# Компьютерные технологии > В помощь системному администратору >  D-link DIR-300: Из LAN не видно WiFi

## starkeen

Возникла проблема в сети с роутером DIR-300 (родная прошивка версии 1.03): в сети участвует два компьютера, соединенные с роутером через Ethernet (LAN) и один ноутбук, соединенный с ним (роутером) через Wi-Fi. Настройки сети идентичные (не считая разных IP) и находятся в одном сегменте (192.168.0.ххх). Все трое успешно получают с роутера интернет. Ноутбук с Wi-Fi видит в сети компьютеры, подключенные в LAN, успешно их пингует. Но оба компьютера не видят в сети ноутбук. Пинг не проходит. Зато они видят друг друга. В статусе маршрутизатора видно все три устройства.
На ноутбуке windows-файрвол отключен, других не установлено, антивирусов тоже нет.
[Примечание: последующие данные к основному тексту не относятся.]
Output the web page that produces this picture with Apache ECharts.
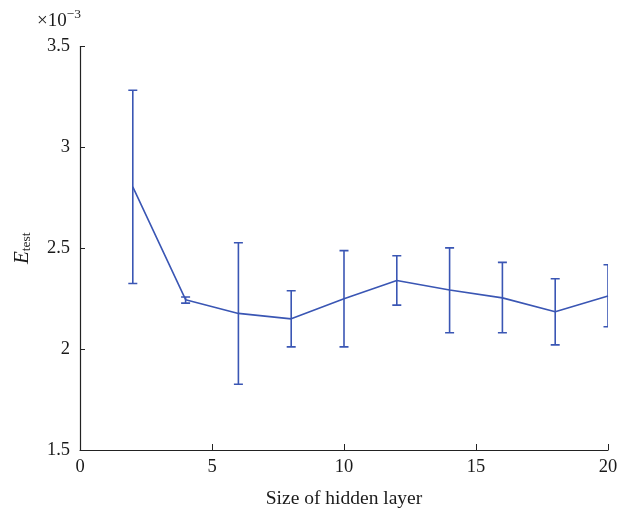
<!DOCTYPE html>
<html>
<head>
<meta charset="utf-8">
<script src="https://cdn.jsdelivr.net/npm/echarts@6/dist/echarts.min.js"></script>
<style>
  html, body { margin: 0; padding: 0; background: #fff; }
  #chart { width: 618px; height: 514px; }
</style>
</head>
<body>
<div id="chart"></div>
<script>
// Hidden layer sizes and test error statistics (values in units of 1e-3)
const hiddenSizes = [2, 4, 6, 8, 10, 12, 14, 16, 18, 20];
const meanError   = [2.804, 2.245, 2.177, 2.150, 2.250, 2.340, 2.293, 2.254, 2.185, 2.263];
const upperError  = [3.283, 2.258, 2.527, 2.289, 2.488, 2.463, 2.502, 2.430, 2.349, 2.418];
const lowerError  = [2.325, 2.228, 1.826, 2.011, 2.011, 2.218, 2.081, 2.081, 2.021, 2.111];
const xTicks = [0, 5, 10, 15, 20];
const yTicks = [1.5, 2, 2.5, 3, 3.5];

const lineColor = '#3a56b4';
const serif = '"Liberation Serif", "DejaVu Serif", serif';

const chart = echarts.init(document.getElementById('chart'), null, { renderer: 'canvas' });

const errorData = hiddenSizes.map((s, i) => [s, lowerError[i], upperError[i]]);

chart.setOption({
  animation: false,
  backgroundColor: '#ffffff',
  grid: { left: 80, right: 10, top: 46.5, bottom: 64, containLabel: false, outerBoundsMode: 'none' },
  xAxis: {
    type: 'value',
    min: xTicks[0],
    max: xTicks[xTicks.length - 1],
    interval: 5,
    name: 'Size of hidden layer',
    nameLocation: 'middle',
    nameGap: 39,
    nameTextStyle: { fontFamily: serif, fontSize: 19.5, color: '#1a1a1a' },
    axisLine: { show: true, onZero: false, lineStyle: { color: '#222', width: 1.2 } },
    axisTick: { show: true, inside: true, length: 6, lineStyle: { color: '#222', width: 1 } },
    axisLabel: { fontFamily: serif, fontSize: 18.5, color: '#1a1a1a', margin: 8 },
    splitLine: { show: false }
  },
  yAxis: {
    type: 'value',
    min: yTicks[0],
    max: yTicks[yTicks.length - 1],
    interval: 0.5,
    name: '{e|E}{s|test}',
    nameLocation: 'middle',
    nameRotate: 90,
    nameGap: 47,
    nameTextStyle: {
      rich: {
        e: { fontFamily: serif, fontStyle: 'italic', fontSize: 21, color: '#1a1a1a', lineHeight: 24, verticalAlign: 'bottom' },
        s: { fontFamily: serif, fontSize: 13.5, color: '#1a1a1a', lineHeight: 24, verticalAlign: 'bottom', padding: [9, 0, 0, 0] }
      }
    },
    axisLine: { show: true, onZero: false, lineStyle: { color: '#222', width: 1.2 } },
    axisTick: { show: true, inside: true, length: 5, lineStyle: { color: '#222', width: 1 } },
    axisLabel: { fontFamily: serif, fontSize: 18.5, color: '#1a1a1a', margin: 10 },
    splitLine: { show: false }
  },
  graphic: [{
    type: 'text',
    left: 37,
    top: 7,
    style: {
      text: '{b|×10}{p|−3}',
      rich: {
        b: { fontFamily: serif, fontSize: 19, fill: '#1a1a1a', lineHeight: 24, verticalAlign: 'bottom' },
        p: { fontFamily: serif, fontSize: 13.5, fill: '#1a1a1a', lineHeight: 24, verticalAlign: 'top' }
      }
    }
  }],
  series: [
    {
      type: 'line',
      data: hiddenSizes.map((s, i) => [s, meanError[i]]),
      symbol: 'none',
      lineStyle: { color: lineColor, width: 1.6 },
      z: 3
    },
    {
      type: 'custom',
      clip: true,
      data: errorData,
      encode: { x: 0, y: [1, 2] },
      renderItem: function (params, api) {
        const x = api.value(0);
        const lo = api.coord([x, api.value(1)]);
        const hi = api.coord([x, api.value(2)]);
        const half = 4.5;
        const style = { stroke: lineColor, lineWidth: 1.6 };
        return {
          type: 'group',
          children: [
            { type: 'line', shape: { x1: lo[0], y1: lo[1], x2: hi[0], y2: hi[1] }, style: style },
            { type: 'line', shape: { x1: hi[0] - half, y1: hi[1], x2: hi[0] + half, y2: hi[1] }, style: style },
            { type: 'line', shape: { x1: lo[0] - half, y1: lo[1], x2: lo[0] + half, y2: lo[1] }, style: style }
          ]
        };
      },
      z: 3
    }
  ]
});
</script>
</body>
</html>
Ничего нет).
Подскажите, в чем может быть дело.

----------


## Cheechako

Представляется, это вопрос настройки системы (не помню, чтобы в Dir-300 были такие настройки "на поверхности"):
некоторые намёки :) на решение можно посмотреть:
http://forum.ixbt.com/topic.cgi?id=7:33446
http://forum.windowsfaq.ru/showthread.php?t=51325

----------